Currently, Los Alamos Middle School is the third in New Mexico when it comes to participation in the website and number two when it comes to fan club signups. For participation, Artsonia honored Grove with its “Leadership Award” for helping students get their works beyond the classroom wall, as well as for fostering parent and community involvement in arts education.

Los Alamos Middle School Principal Rex Kilburn said he is very proud of the school’s art department, offering praise to Grove as well as fellow teacher Karen Trynthall. However, he added that when Grove came to him with the idea, he was a little hesitant, citing security concerns.

“I was a little skeptical at first when she brought the idea to me,” he said. “I was thinking about who is going to be able to see this, the kid’s names, all that security stuff. But I felt very secure, once she explained to me how it works.”

Kilburn said he also liked the idea for the exposure it brings the school.

“When given the right access family members, and relatives across the world can view the kids’ artwork. That’s very exciting,” Kilburn said.

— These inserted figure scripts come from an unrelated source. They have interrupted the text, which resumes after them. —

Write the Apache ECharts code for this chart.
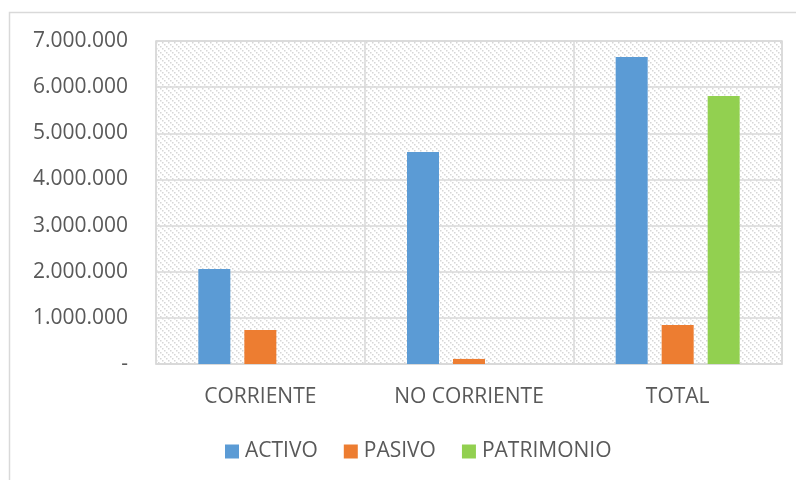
<!DOCTYPE html>
<html>
<head>
<meta charset="utf-8">
<script src="https://cdn.jsdelivr.net/npm/echarts@6/dist/echarts.min.js"></script>
<style>
  html, body { margin: 0; padding: 0; background: #fff; }
  #chart { width: 796px; height: 480px; }
</style>
</head>
<body>
<div id="chart"></div>
<script>
"use strict";
const CATEGORIES = ["CORRIENTE", "NO CORRIENTE", "TOTAL"];
const ACTIVO = [2060000, 4595000, 6655000];
const PASIVO = [737000, 110000, 847000];
const PATRIMONIO = [null, null, 5808000];
const Y_TICKS = { min: 0, max: 7000000, interval: 1000000 };

const TEXT = "#595959", GRID = "#d9d9d9";
const FONT = "'Open Sans', sans-serif";

// light diagonal hatch used as the plot background
function hatch() {
  const c = document.createElement("canvas");
  c.width = 6; c.height = 6;
  const g = c.getContext("2d");
  g.fillStyle = "#fff"; g.fillRect(0, 0, 6, 6);
  g.fillStyle = "#d6d6d6";
  for (let i = 0; i < 6; i += 2) g.fillRect(i, i, 1.5, 1.5);
  return c;
}

const fmt = (v) => v === 0 ? "-" : v.toLocaleString("de-DE");

const chart = echarts.init(document.getElementById("chart"), null, { renderer: "canvas" });
chart.setOption({
  animation: false,
  textStyle: { fontFamily: FONT, color: TEXT },
  graphic: [{ type: "rect", shape: { x: 9.5, y: 12.5, width: 800, height: 500 },
    style: { fill: "none", stroke: GRID, lineWidth: 1.5 }, silent: true, z: -10 }],
  grid: { left: 156, right: 14, top: 41, bottom: 116, show: true,
    backgroundColor: { image: hatch(), repeat: "repeat" }, borderColor: GRID, borderWidth: 1.5 },
  legend: {
    bottom: 13, left: 220, itemWidth: 14, itemHeight: 14, itemGap: 26,
    icon: "rect",
    textStyle: { fontSize: 21, color: TEXT, fontFamily: FONT, padding: [0, 0, 0, 1] },
    data: ["ACTIVO", "PASIVO", "PATRIMONIO"]
  },
  xAxis: {
    type: "category", data: CATEGORIES,
    axisLine: { lineStyle: { color: GRID, width: 1.5 } },
    axisTick: { show: false },
    splitLine: { show: true, lineStyle: { color: GRID, width: 1.5 } },
    axisLabel: { fontSize: 21, color: TEXT, margin: 23 }
  },
  yAxis: {
    type: "value", ...Y_TICKS,
    axisLine: { show: false }, axisTick: { show: false },
    splitLine: { lineStyle: { color: GRID, width: 1.5 } },
    axisLabel: { fontSize: 21, color: TEXT, margin: 28, formatter: fmt }
  },
  series: [
    { name: "ACTIVO", type: "bar", data: ACTIVO, barWidth: 32, barGap: "43.75%",
      itemStyle: { color: "#5b9bd5" } },
    { name: "PASIVO", type: "bar", data: PASIVO, barWidth: 32, barGap: "43.75%",
      itemStyle: { color: "#ed7d31" } },
    { name: "PATRIMONIO", type: "bar", data: PATRIMONIO, barWidth: 32, barGap: "43.75%",
      itemStyle: { color: "#92d050" } }
  ]
});
</script>
</body>
</html>
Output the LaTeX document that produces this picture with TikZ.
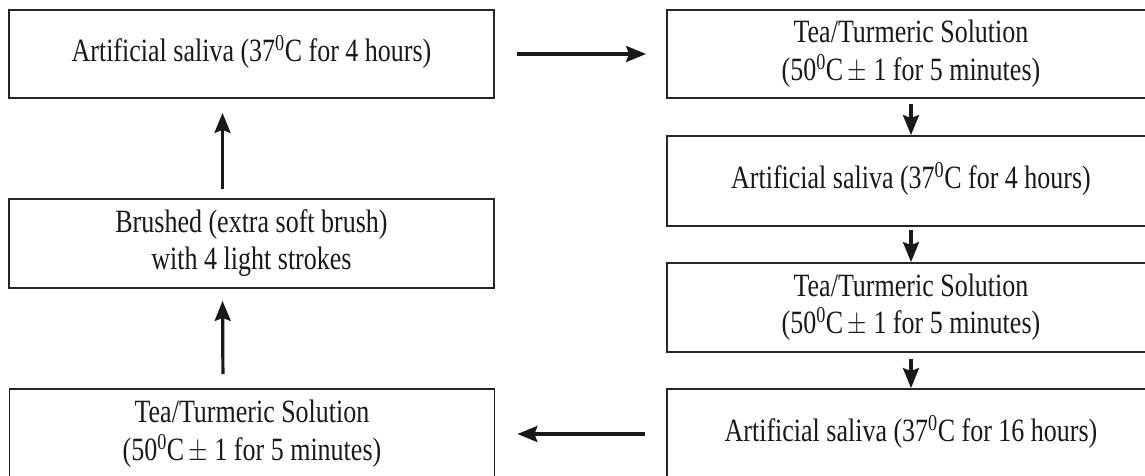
\documentclass[tikz,border=0pt]{standalone}
\usepackage{fontspec}
\setmainfont{Liberation Serif}
\usetikzlibrary{arrows.meta}
\newcommand\stxt[1]{\scalebox{1}[1.25]{\begin{tabular}{@{}c@{}}#1\end{tabular}}}
\newcommand\pmsign{\,$\pm$}
\begin{document}
\begin{tikzpicture}[x=1pt,y=-1pt,
  box/.style={draw=black!85,line width=1.8pt,inner sep=0pt,
    font=\fontsize{26}{30}\selectfont,text=black!90},
  lbox/.style={box,minimum width=485pt},
  rbox/.style={box,minimum width=488pt},
  arr/.style={line width=3.2pt,draw=black!90,
    -{Stealth[length=20pt,width=16pt,inset=3pt]}}]
\useasboundingbox (0,0) rectangle (1145,475);
\clip (0,0) rectangle (1145,475);
\node[lbox,minimum height=88pt] (L1) at (251.5,54)
  {\stxt{Artificial saliva (37\textsuperscript{0}C for 4 hours)}};
\node[lbox,minimum height=89pt] (L2) at (251.5,243.5)
  {\stxt{Brushed (extra soft brush)\\with 4 light strokes}};
\node[lbox,minimum height=90pt] (L3) at (252,434)
  {\stxt{Tea/Turmeric Solution\\(50\textsuperscript{0}C\pmsign{} 1 for 5 minutes)}};
\node[rbox,minimum height=88pt] (R1) at (911,54)
  {\stxt{Tea/Turmeric Solution\\(50\textsuperscript{0}C\pmsign{} 1 for 5 minutes)}};
\node[rbox,minimum height=90pt] (R2) at (911,181)
  {\stxt{Artificial saliva (37\textsuperscript{0}C for 4 hours)}};
\node[rbox,minimum height=89pt] (R3) at (911,307.5)
  {\stxt{Tea/Turmeric Solution\\(50\textsuperscript{0}C\pmsign{} 1 for 5 minutes)}};
\node[rbox,minimum height=90pt] (R4) at (911,434)
  {\stxt{Artificial saliva (37\textsuperscript{0}C for 16 hours)}};
\draw[arr,shorten <=22pt,shorten >=20pt] (L1.east) -- (R1.west);
\draw[arr,shorten <=5pt] (R1) -- (R2);
\draw[arr,shorten <=3pt] (R2) -- (R3);
\draw[arr,shorten <=6pt] (R3) -- (R4);
\draw[arr,shorten <=21pt,shorten >=22pt] (R4.west) -- (L3.east);
\draw[arr,shorten <=14pt,shorten >=12pt] ([xshift=-29pt]L3.north) -- ([xshift=-29pt]L2.south);
\draw[arr,shorten <=9pt,shorten >=14pt] ([xshift=-29pt]L2.north) -- ([xshift=-29pt]L1.south);
\end{tikzpicture}
\end{document}
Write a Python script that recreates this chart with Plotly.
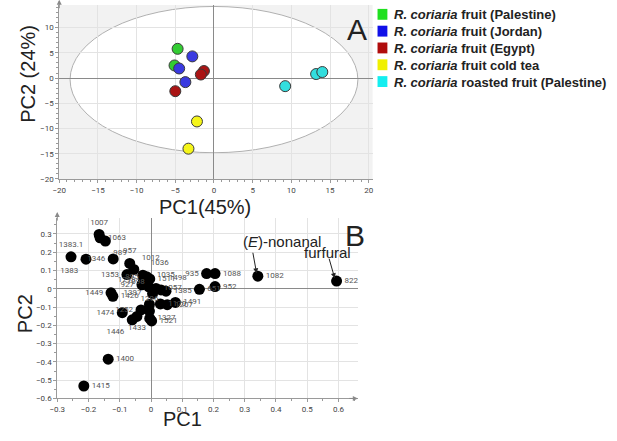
import plotly.graph_objects as go

# ---- Panel A: PCA scores ----
groups = ["Palestine", "Jordan", "Egypt", "cold tea", "roasted"]
legend_names = [
    "<b><i>R. coriaria</i> fruit (Palestine)</b>",
    "<b><i>R. coriaria</i> fruit (Jordan)</b>",
    "<b><i>R. coriaria</i> fruit (Egypt)</b>",
    "<b><i>R. coriaria</i> fruit cold tea</b>",
    "<b><i>R. coriaria</i> roasted fruit (Palestine)</b>",
]
score_pc1 = {
    "Palestine": [-4.7, -5.1],
    "Jordan": [-2.8, -4.5, -3.7],
    "Egypt": [-1.3, -1.7, -5.0],
    "cold tea": [-2.2, -3.3],
    "roasted": [9.2, 13.2, 14.0],
}
score_pc2 = {
    "Palestine": [5.8, 2.5],
    "Jordan": [4.3, 1.9, -0.8],
    "Egypt": [1.4, 0.7, -2.6],
    "cold tea": [-8.6, -14.0],
    "roasted": [-1.6, 0.8, 1.2],
}
point_colors = ["#33cc33", "#3a3ae0", "#aa1414", "#f5f51a", "#33dede"]
legend_colors = ["#1fe01f", "#1010e8", "#b00c0c", "#f0f000", "#14eef0"]

# ---- Panel B: loadings ----
load_ids = ["1383.1", "1383", "1007", "1063", "989", "1346", "957", "1012", "1353",
            "1036", "895", "1511", "1298", "927", "1035", "1057", "1498", "1385",
            "1098", "1449", "1426", "1397", "1296", "1474", "1252", "1433", "1446",
            "1327", "1521", "1170", "1207", "1491", "651", "935", "1088", "952",
            "1082", "822", "1400", "1415"]
load_pc1 = [-0.256, -0.208, -0.166, -0.163, -0.146, -0.121, -0.068, -0.055, -0.077,
            -0.026, -0.014, -0.004, -0.024, -0.029, -0.007, 0.016, 0.032, 0.048,
            0.005, -0.128, -0.122, -0.005, -0.005, -0.092, -0.032, -0.045, -0.060,
            -0.004, 0.002, 0.030, 0.052, 0.078, 0.155, 0.178, 0.205, 0.205,
            0.342, 0.594, -0.137, -0.215]
load_pc2 = [0.175, 0.162, 0.297, 0.279, 0.261, 0.163, 0.139, 0.106, 0.078,
            0.074, 0.066, 0.054, 0.047, 0.022, 0.011, 0.002, -0.006, -0.013,
            -0.027, -0.022, -0.041, -0.086, -0.122, -0.131, -0.116, -0.151, -0.170,
            -0.162, -0.176, -0.083, -0.087, -0.075, -0.003, 0.083, 0.083, 0.012,
            0.069, 0.042, -0.385, -0.532]
label_pos = ["top center", "bottom left", "top center", "middle right", "bottom right",
             "middle left", "top center", "top right", "middle left", "top right",
             "middle left", "middle right", "middle left", "middle left", "top right",
             "middle right", "top right", "middle right", "top left", "middle left",
             "middle right", "top left", "top center", "middle left", "middle left",
             "bottom center", "bottom left", "middle right", "middle right", "middle right",
             "middle right", "middle right", "middle right", "middle left", "middle right",
             "middle right", "middle right", "middle right", "middle right", "middle right"]

W, H = 617, 441


def px_x(p):
    return p / W


def px_y(p):
    return 1 - p / H


fig = go.Figure()

for g, c in zip(groups, point_colors):
    fig.add_trace(go.Scatter(
        x=score_pc1[g], y=score_pc2[g], mode="markers", showlegend=False,
        marker=dict(size=11, color=c, line=dict(color="#3a3a3a", width=1)),
        xaxis="x", yaxis="y"))

fig.add_trace(go.Scatter(
    x=load_pc1, y=load_pc2, mode="markers+text", text=load_ids,
    textposition=label_pos, showlegend=False, cliponaxis=False,
    textfont=dict(size=8, color="#555", family="Roboto"),
    marker=dict(size=11, color="black"),
    xaxis="x2", yaxis="y2"))

tick_font = dict(size=8, color="#444", family="Roboto")
common = dict(showgrid=True, gridcolor="#e3e3e3", gridwidth=1, zeroline=True,
              zerolinecolor="#8a8a8a", zerolinewidth=1, showline=True,
              linecolor="#9a9a9a", linewidth=1, ticks="outside", ticklen=3,
              tickcolor="#9a9a9a", tickfont=tick_font)

fig.update_layout(
    width=W, height=H, margin=dict(l=0, r=0, t=0, b=0),
    paper_bgcolor="white", plot_bgcolor="white",
    xaxis=dict(domain=[px_x(52), px_x(370)], range=[-20, 20.5], dtick=5,
               anchor="y", minor=dict(dtick=1, ticklen=2, tickcolor="#9a9a9a", showgrid=False),
               **common),
    yaxis=dict(domain=[px_y(181), px_y(5)], range=[-20, 14.5], dtick=5,
               anchor="x", minor=dict(dtick=1, ticklen=2, tickcolor="#9a9a9a", showgrid=False),
               **common),
    xaxis2=dict(domain=[px_x(50), px_x(355)], range=[-0.3, 0.662], dtick=0.1,
                anchor="y2", minor=dict(dtick=0.05, ticklen=2, tickcolor="#9a9a9a", showgrid=False),
                **common),
    yaxis2=dict(domain=[px_y(403), px_y(220)], range=[-0.6, 0.39], dtick=0.1,
                anchor="x2", minor=dict(dtick=0.05, ticklen=2, tickcolor="#9a9a9a", showgrid=False),
                **common),
)

# grey background of panel A with the white confidence ellipse
fig.add_shape(type="rect", xref="x domain", yref="y domain", x0=0, x1=1, y0=0, y1=1,
              fillcolor="#f2f2f2", line=dict(width=0), layer="below")
fig.add_shape(type="circle", xref="x", yref="y", x0=-18.6, x1=18.6, y0=-14.8, y1=14.2,
              fillcolor="white", line=dict(color="#b0b0b0", width=1), layer="below")

# manual legend
for i, (name, c) in enumerate(zip(legend_names, legend_colors)):
    yc = 15 + i * 17
    fig.add_shape(type="rect", xref="paper", yref="paper",
                  x0=px_x(375), x1=px_x(385), y0=px_y(yc + 5), y1=px_y(yc - 6),
                  fillcolor=c, line=dict(width=0))
    fig.add_annotation(text=name, xref="paper", yref="paper", x=px_x(390), y=px_y(yc),
                       xanchor="left", yanchor="middle", showarrow=False,
                       font=dict(size=13, color="#222", family="Liberation Sans"))

big = dict(family="Liberation Sans", color="#222")
texts = [
    ("A", 354, 30, 0, 30),
    ("B", 352, 238, 0, 30),
    ("PC1(45%)", 200, 209, 0, 20),
    ("PC2 (24%)", 20, 75, -90, 20),
    ("PC1", 177, 424, 0, 20),
    ("PC2", 18, 317, -90, 20),
    ("(<i>E</i>)-nonanal", 278, 244, 0, 15),
    ("furfural", 324, 255, 0, 15),
]
for t, x, y, ang, s in texts:
    fig.add_annotation(text=t, xref="paper", yref="paper", x=px_x(x), y=px_y(y),
                       xanchor="center", yanchor="middle", showarrow=False,
                       textangle=ang, font=dict(size=s, **big))

# arrows to the highlighted loadings
fig.add_annotation(x=0.338, y=0.085, xref="x2", yref="y2", ax=-4, ay=-22, text="",
                   showarrow=True, arrowhead=2, arrowsize=1, arrowwidth=1, arrowcolor="#222")
fig.add_annotation(x=0.588, y=0.058, xref="x2", yref="y2", ax=-6, ay=-21, text="",
                   showarrow=True, arrowhead=2, arrowsize=1, arrowwidth=1, arrowcolor="#222")

# axis arrows
for xr, yr, x, y, ax, ay in [("x domain", "y domain", 0, 1.03, 0, 10),
                             ("x2 domain", "y2 domain", 0, 1.03, 0, 10),
                             ("x2 domain", "y2 domain", 1.0, 0, -10, 0)]:
    fig.add_annotation(xref=xr, yref=yr, x=x, y=y, ax=ax, ay=ay, text="",
                       showarrow=True, arrowhead=2, arrowsize=1, arrowwidth=1,
                       arrowcolor="#8a8a8a")

fig.write_html("out.html", config={"displayModeBar": False},
               post_script="document.body.style.margin='0';")
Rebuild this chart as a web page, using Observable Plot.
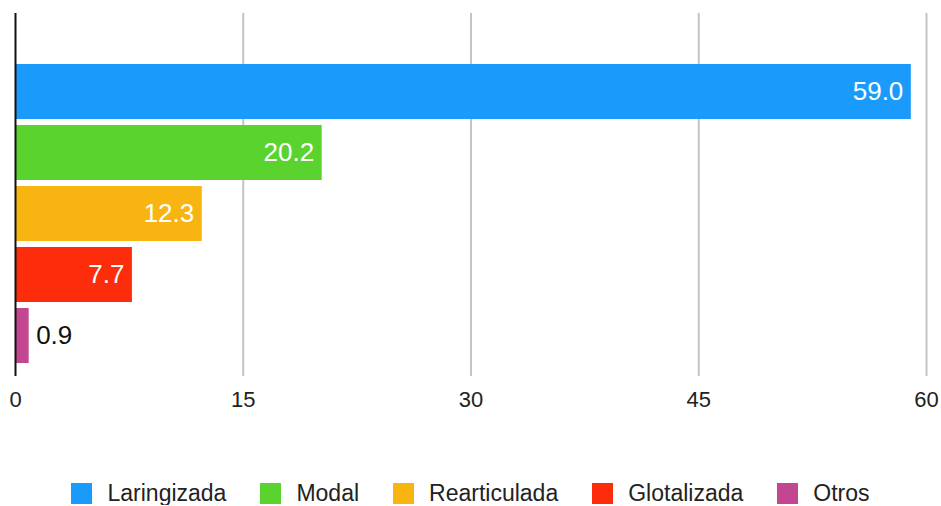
<!DOCTYPE html>
<html>
<head>
<meta charset="utf-8">
<script src="https://cdn.jsdelivr.net/npm/d3@7"></script>
<script src="https://cdn.jsdelivr.net/npm/@observablehq/plot@0.6"></script>
<style>
  html, body { margin: 0; padding: 0; background: #fff; }
  body { width: 941px; font-family: "Liberation Sans", Arial, Helvetica, sans-serif; }
  #legend { display: flex; justify-content: center; align-items: center; margin-top: 41px; height: 24px; font-size: 23px; color: #222; }
  .item { display: flex; align-items: center; margin: 0 17px; }
  .sw { width: 21px; height: 21px; margin-right: 15px; }
</style>
</head>
<body>
<div id="chart"></div>
<div id="legend"></div>
<script>
const categories = ["Laringizada", "Modal", "Rearticulada", "Glotalizada", "Otros"];
const values = [59.0, 20.2, 12.3, 7.7, 0.9];
const colors = ["#1a9bfc", "#5bd32e", "#f8b511", "#fd2c0a", "#c24690"];
const xTicks = [0, 15, 30, 45, 60];

const data = categories.map((c, i) => ({category: c, value: values[i]}));

const chart = Plot.plot({
  width: 941,
  height: 440,
  marginLeft: 15,
  marginRight: 15,
  marginTop: 13,
  marginBottom: 64,
  style: {fontFamily: "Liberation Sans, Arial, Helvetica, sans-serif", background: "#fff"},
  x: {domain: [0, 60], ticks: xTicks, tickSize: 0, tickPadding: 15, label: null},
  y: {domain: categories, paddingInner: 0.1, paddingOuter: 0.05, insetTop: 47, insetBottom: 10, axis: null},
  color: {domain: categories, range: colors},
  marks: [
    Plot.gridX(xTicks.filter(d => d > 0), {stroke: "#c4c4c4", strokeOpacity: 1, strokeWidth: 2}),
    Plot.barX(data, {x: "value", y: "category", fill: "category"}),
    Plot.ruleX([0], {stroke: "#111", strokeWidth: 2}),
    Plot.text(data.filter(d => d.value >= 5), {x: "value", y: "category", text: d => d.value.toFixed(1), textAnchor: "end", dx: -8, fill: "#fff", fontSize: 26}),
    Plot.text(data.filter(d => d.value < 5), {x: "value", y: "category", text: d => d.value.toFixed(1), textAnchor: "start", dx: 7, fill: "#111", fontSize: 26}),
    Plot.axisX({ticks: xTicks, tickSize: 0, tickPadding: 15, fontSize: 22, fill: "#222", label: null})
  ]
});
document.getElementById("chart").appendChild(chart);

const legend = document.getElementById("legend");
categories.forEach((c, i) => {
  const item = document.createElement("div");
  item.className = "item";
  const sw = document.createElement("div");
  sw.className = "sw";
  sw.style.background = colors[i];
  const t = document.createElement("span");
  t.textContent = c;
  item.appendChild(sw);
  item.appendChild(t);
  legend.appendChild(item);
});
</script>
</body>
</html>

If you go to the site, located at artsonia.com, prepare to spend some time on there, because all of the student artwork, whether that be sculpture or painting, is pretty mesmerizing. If the site didn’t label itself as a place for “kids” artwork you’d probably have a hard time figuring that out. You can imagine any one of these pieces on your living room wall or a nice piece for your office.

Grove has several mediums posted up there, including molas, aboriginal dot paintings as well as several types of sculpture. What she most likes about the site is that it acts as a bridge between school and home. It’s a great way to let parents know what their kids are doing in school. They, as well as anybody can go online and comment about the artwork if they wanted to.

“It’s almost like a sharing that’s going on between home and school,” Grove said. “Parents know and see what the students are making in the classroom as soon as they are finished making it.”

Grove said she uses the site as a teaching tool, too. Since the artwork remains on the site indefinitely, she can use it as a reference library to mark student progress as well as teach them new mediums.

Currently the students are working on “story wheels,” wheels of yarn woven to tell a student’s story.